Treatment of isotype control to mice following a viral infection leads to limited change in the splenic architecture, normal phagocytosis, normal antigen presentation and therefore resulting to a normal activation and cytotoxicity of T cells. On the other hand, the administration of anti-CD47 antibody result to a splenomegaly, increases phagocytosis of infected cells, increase antigen presentation, enhances T cell activation and function and faster viral control.

4. Conclusions

As highlighted above, both the genetic knockout and blockade of CD47 as an immunosuppressive protein leads to an elevated innate and adaptive immune responses. The administration of anti-CD47 antibody increases the phagocytic activities of virus infected cells, increases antigen processing and presentation by APCs and this enhances activation capacity of antiviral CD8 T cells. Therefore, the anti-CD47 antibody increases the activation of both innate and adaptive immune response in two distinct viral infections.
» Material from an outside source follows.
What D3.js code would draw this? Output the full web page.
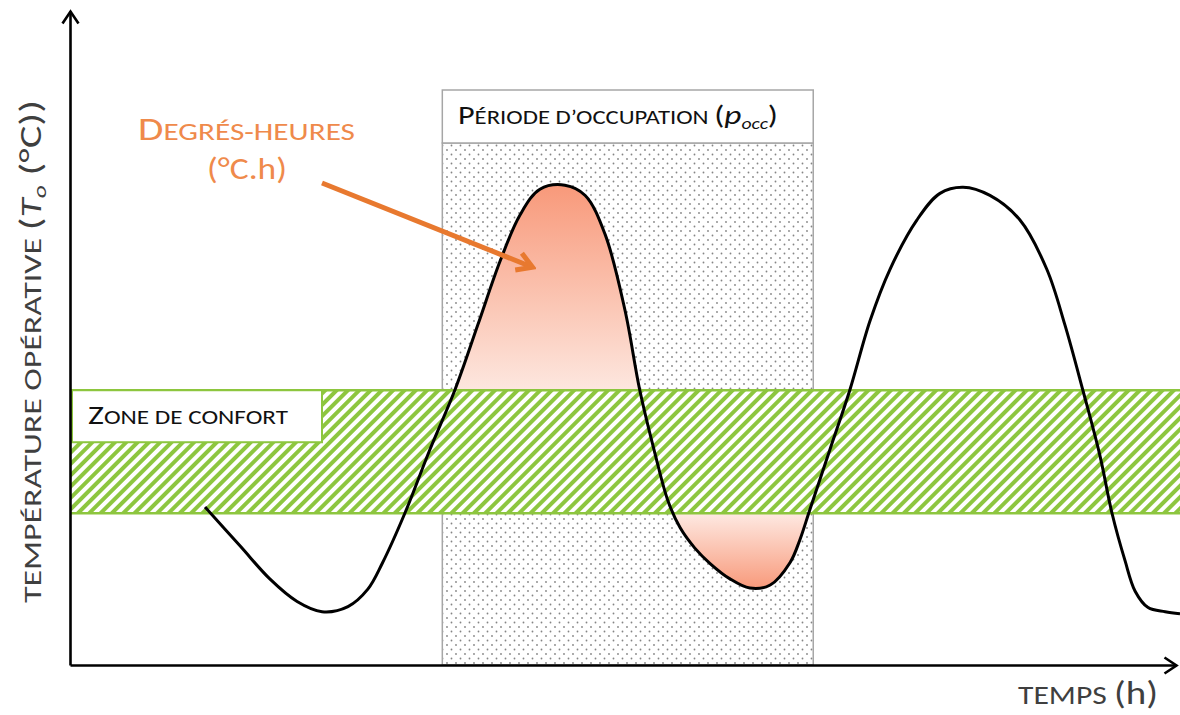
<!DOCTYPE html>
<html>
<head>
<meta charset="utf-8">
<script src="https://cdn.jsdelivr.net/npm/d3@7"></script>
<style>
body { margin: 0; background: #fff; }
svg { display: block; font-family: Carlito, Calibri, Lato, sans-serif; }
</style>
</head>
<body>
<svg id="chart" width="1180" height="715"></svg>
<script>
// temps (h) / température opérative (°C)
var hours = [2.92, 3.68, 4.32, 4.91, 5.45, 6.01, 6.44, 6.75, 7.24, 7.78, 8.32, 8.82, 9.30, 9.73, 10.16, 10.70,
  11.14, 11.57, 12.00, 12.32, 12.65, 12.93, 13.19, 13.51, 13.84, 14.27, 14.70, 15.14, 15.57, 15.78, 16.00, 16.43,
  16.86, 17.30, 17.73, 18.31, 18.81, 19.31, 19.89, 20.54, 21.12, 21.51, 21.90, 22.27, 22.53, 22.81,
  23.03, 23.31, 23.68, 24.00];
var temps = [20.3, 18.4, 16.8, 15.7, 15.2, 15.45, 16.3, 17.55, 20.0, 23.1, 26.0, 29.2, 32.3, 34.55, 35.8, 36.0,
  35.5, 33.6, 29.9, 26.0, 22.9, 20.6, 19.3, 18.3, 17.55, 16.8, 16.35, 16.5, 17.6, 18.7, 20.2, 23.1,
  26.0, 29.4, 31.9, 34.3, 35.6, 35.9, 35.5, 34.3, 31.9, 29.2, 26.0, 22.8, 20.0, 17.7,
  16.2, 15.4, 15.2, 15.1];
var comfort = [20, 26];          // zone de confort (°C)
var occupation = [8.05, 16.07];  // période d'occupation (h)
var timeDomain = [0, 24];
var tempDomain = [12.6, 44.3];

var width = 1180, height = 715;
var svg = d3.select("#chart");

var x = d3.scaleLinear().domain(timeDomain).range([70, 1180]);
var y = d3.scaleLinear().domain(tempDomain).range([665, 15]);

var data = hours.map(function(h, i) { return { t: h, T: temps[i] }; });
var smooth = d3.curveCatmullRom.alpha(0.5);

var defs = svg.append("defs");

// hachures vertes de la zone de confort
var hatch = defs.append("pattern")
    .attr("id", "hatch")
    .attr("patternUnits", "userSpaceOnUse")
    .attr("width", 8).attr("height", 8)
    .attr("patternTransform", "rotate(45)");
hatch.append("rect").attr("width", 8).attr("height", 8).attr("fill", "#fff");
hatch.append("rect").attr("width", 4).attr("height", 8).attr("fill", "#8dc63f");

// trame pointillée de la période d'occupation
var dots = defs.append("pattern")
    .attr("id", "dots")
    .attr("patternUnits", "userSpaceOnUse")
    .attr("width", 9).attr("height", 9);
dots.append("rect").attr("width", 9).attr("height", 9).attr("fill", "#fff");
dots.append("circle").attr("cx", 1.5).attr("cy", 1.5).attr("r", 0.9).attr("fill", "#858585");
dots.append("circle").attr("cx", 6).attr("cy", 6).attr("r", 0.9).attr("fill", "#858585");

// dégradés des degrés-heures
var gradUp = defs.append("linearGradient")
    .attr("id", "gradUp").attr("gradientUnits", "userSpaceOnUse")
    .attr("x1", 0).attr("x2", 0).attr("y1", y(36)).attr("y2", y(comfort[1]));
gradUp.append("stop").attr("offset", "0%").attr("stop-color", "#f8997a");
gradUp.append("stop").attr("offset", "100%").attr("stop-color", "#fde7df");

var gradDown = defs.append("linearGradient")
    .attr("id", "gradDown").attr("gradientUnits", "userSpaceOnUse")
    .attr("x1", 0).attr("x2", 0).attr("y1", y(comfort[0])).attr("y2", y(16.3));
gradDown.append("stop").attr("offset", "0%").attr("stop-color", "#fee9e2");
gradDown.append("stop").attr("offset", "100%").attr("stop-color", "#f8997a");

defs.append("clipPath").attr("id", "clipUp").append("rect")
    .attr("x", x(occupation[0])).attr("width", x(occupation[1]) - x(occupation[0]))
    .attr("y", 0).attr("height", y(comfort[1]));
defs.append("clipPath").attr("id", "clipDown").append("rect")
    .attr("x", x(occupation[0])).attr("width", x(occupation[1]) - x(occupation[0]))
    .attr("y", y(comfort[0])).attr("height", y(tempDomain[0]) - y(comfort[0]));

// flèches
defs.append("marker")
    .attr("id", "axisArrow").attr("markerUnits", "userSpaceOnUse")
    .attr("viewBox", "-16 -12 20 24").attr("refX", 0).attr("refY", 0)
    .attr("markerWidth", 20).attr("markerHeight", 24).attr("orient", "auto")
  .append("path").attr("d", "M-12,-8 L0,0 L-12,8")
    .attr("fill", "none").attr("stroke", "#000").attr("stroke-width", 2.6);
defs.append("marker")
    .attr("id", "orangeArrow").attr("markerUnits", "userSpaceOnUse")
    .attr("viewBox", "-20 -14 24 28").attr("refX", 0).attr("refY", 0)
    .attr("markerWidth", 24).attr("markerHeight", 28).attr("orient", "auto")
  .append("path").attr("d", "M-15,-9 L0,0 L-15,9")
    .attr("fill", "none").attr("stroke", "#e8792f").attr("stroke-width", 5)
    .attr("stroke-linejoin", "miter");

// période d'occupation
var headerTop = 90, headerBottom = 143;
svg.append("rect")
    .attr("x", x(occupation[0])).attr("y", headerBottom)
    .attr("width", x(occupation[1]) - x(occupation[0]))
    .attr("height", y(tempDomain[0]) - headerBottom)
    .attr("fill", "url(#dots)").attr("stroke", "#a6a6a6").attr("stroke-width", 1.5);
svg.append("rect")
    .attr("x", x(occupation[0])).attr("y", headerTop)
    .attr("width", x(occupation[1]) - x(occupation[0]))
    .attr("height", headerBottom - headerTop)
    .attr("fill", "#fff").attr("stroke", "#a6a6a6").attr("stroke-width", 1.5);

// aires des degrés-heures
var areaUp = d3.area().curve(smooth)
    .x(function(d) { return x(d.t); })
    .y0(y(comfort[1]))
    .y1(function(d) { return y(d.T); });
var areaDown = d3.area().curve(smooth)
    .x(function(d) { return x(d.t); })
    .y0(y(comfort[0]))
    .y1(function(d) { return y(d.T); });
svg.append("path").datum(data).attr("d", areaUp)
    .attr("fill", "url(#gradUp)").attr("clip-path", "url(#clipUp)");
svg.append("path").datum(data).attr("d", areaDown)
    .attr("fill", "url(#gradDown)").attr("clip-path", "url(#clipDown)");

// zone de confort
svg.append("rect")
    .attr("x", x(0)).attr("y", y(comfort[1]))
    .attr("width", width - x(0)).attr("height", y(comfort[0]) - y(comfort[1]))
    .attr("fill", "url(#hatch)");
svg.selectAll(".comfortLine").data(comfort).enter().append("line")
    .attr("class", "comfortLine")
    .attr("x1", x(0)).attr("x2", width)
    .attr("y1", function(d) { return y(d); }).attr("y2", function(d) { return y(d); })
    .attr("stroke", "#8dc63f").attr("stroke-width", 2.5);

// étiquette zone de confort
svg.append("rect")
    .attr("x", x(0) + 2).attr("y", y(comfort[1]))
    .attr("width", 250).attr("height", 52)
    .attr("fill", "#fff").attr("stroke", "#8dc63f").attr("stroke-width", 2);
var zt = svg.append("text").attr("x", 88).attr("y", 424).attr("fill", "#111")
    .attr("textLength", 200).attr("lengthAdjust", "spacingAndGlyphs");
zt.append("tspan").attr("font-size", 27).text("Z");
zt.append("tspan").attr("font-size", 20).text("ONE DE CONFORT");

// courbe de température
var line = d3.line().curve(smooth)
    .x(function(d) { return x(d.t); })
    .y(function(d) { return y(d.T); });
svg.append("path").datum(data).attr("d", line)
    .attr("fill", "none").attr("stroke", "#000").attr("stroke-width", 3)
    .attr("stroke-linejoin", "round");

// axes
var yAxisScale = y.copy().range([665, 11]);
var xAxisScale = x.copy().range([70, 1176]);
svg.append("g").attr("class", "y-axis")
    .attr("transform", "translate(" + x(0) + ",0)")
    .call(d3.axisLeft(yAxisScale).tickValues([]).tickSizeOuter(0));
svg.append("g").attr("class", "x-axis")
    .attr("transform", "translate(0," + y(tempDomain[0]) + ")")
    .call(d3.axisBottom(xAxisScale).tickValues([]).tickSizeOuter(0));
svg.selectAll(".domain")
    .attr("stroke", "#000").attr("stroke-width", 2.6)
    .attr("marker-end", "url(#axisArrow)");

// titre période d'occupation
var pt = svg.append("text").attr("x", 458).attr("y", 124).attr("fill", "#111")
    .attr("textLength", 320).attr("lengthAdjust", "spacingAndGlyphs");
pt.append("tspan").attr("font-size", 26).text("P");
pt.append("tspan").attr("font-size", 20).text("ÉRIODE D’OCCUPATION ");
pt.append("tspan").attr("font-size", 27).text("(");
pt.append("tspan").attr("font-size", 27).attr("font-style", "italic").text("p");
pt.append("tspan").attr("font-size", 16).attr("font-style", "italic").attr("dy", 5).text("occ");
pt.append("tspan").attr("font-size", 27).attr("dy", -5).text(")");

// degrés-heures
var dh = svg.append("text").attr("x", 138).attr("y", 140).attr("fill", "#ef8a4b")
    .attr("textLength", 217).attr("lengthAdjust", "spacingAndGlyphs");
dh.append("tspan").attr("font-size", 33).text("D");
dh.append("tspan").attr("font-size", 25).text("EGRÉS-HEURES");
svg.append("text").attr("x", 207).attr("y", 179)
    .attr("textLength", 80).attr("lengthAdjust", "spacingAndGlyphs")
    .attr("fill", "#ef8a4b").attr("font-size", 31).text("(°C.h)");
svg.append("line")
    .attr("x1", 322).attr("y1", 183)
    .attr("x2", x(10)).attr("y2", y(32))
    .attr("stroke", "#e8792f").attr("stroke-width", 5)
    .attr("marker-end", "url(#orangeArrow)");

// titres des axes
var yl = svg.append("text").attr("transform", "translate(41,603) rotate(-90)").attr("fill", "#3f3f3f")
    .attr("textLength", 503).attr("lengthAdjust", "spacingAndGlyphs");
yl.append("tspan").attr("font-size", 24).text("TEMPÉRATURE OPÉRATIVE ");
yl.append("tspan").attr("font-size", 30).text("(");
yl.append("tspan").attr("font-size", 28).attr("font-style", "italic").text("T");
yl.append("tspan").attr("font-size", 18).attr("font-style", "italic").attr("dy", 5).text("o");
yl.append("tspan").attr("font-size", 30).attr("dy", -5).text(" (°C))");

var xl = svg.append("text").attr("x", 1018).attr("y", 704).attr("fill", "#3f3f3f")
    .attr("textLength", 140).attr("lengthAdjust", "spacingAndGlyphs");
xl.append("tspan").attr("font-size", 26).text("TEMPS ");
xl.append("tspan").attr("font-size", 32).text("(h)");
</script>
</body>
</html>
With such an immune-therapeutic effect of anti-CD47 blockade on both cancer and viral infection, this antibody would be a unique target in virus-associated cancers such human papillomavirus, hepatitis B and hepatitis C virus, Epstein–Barr virus, human T-lymphotropic virus, Kaposi’s sarcoma-associated herpesvirus (KSHV) and (re)emerging infections. The anti-CD47 is currently under clinical trial for cancer and can be amenable as an immunotherapeutic target for infectious diseases.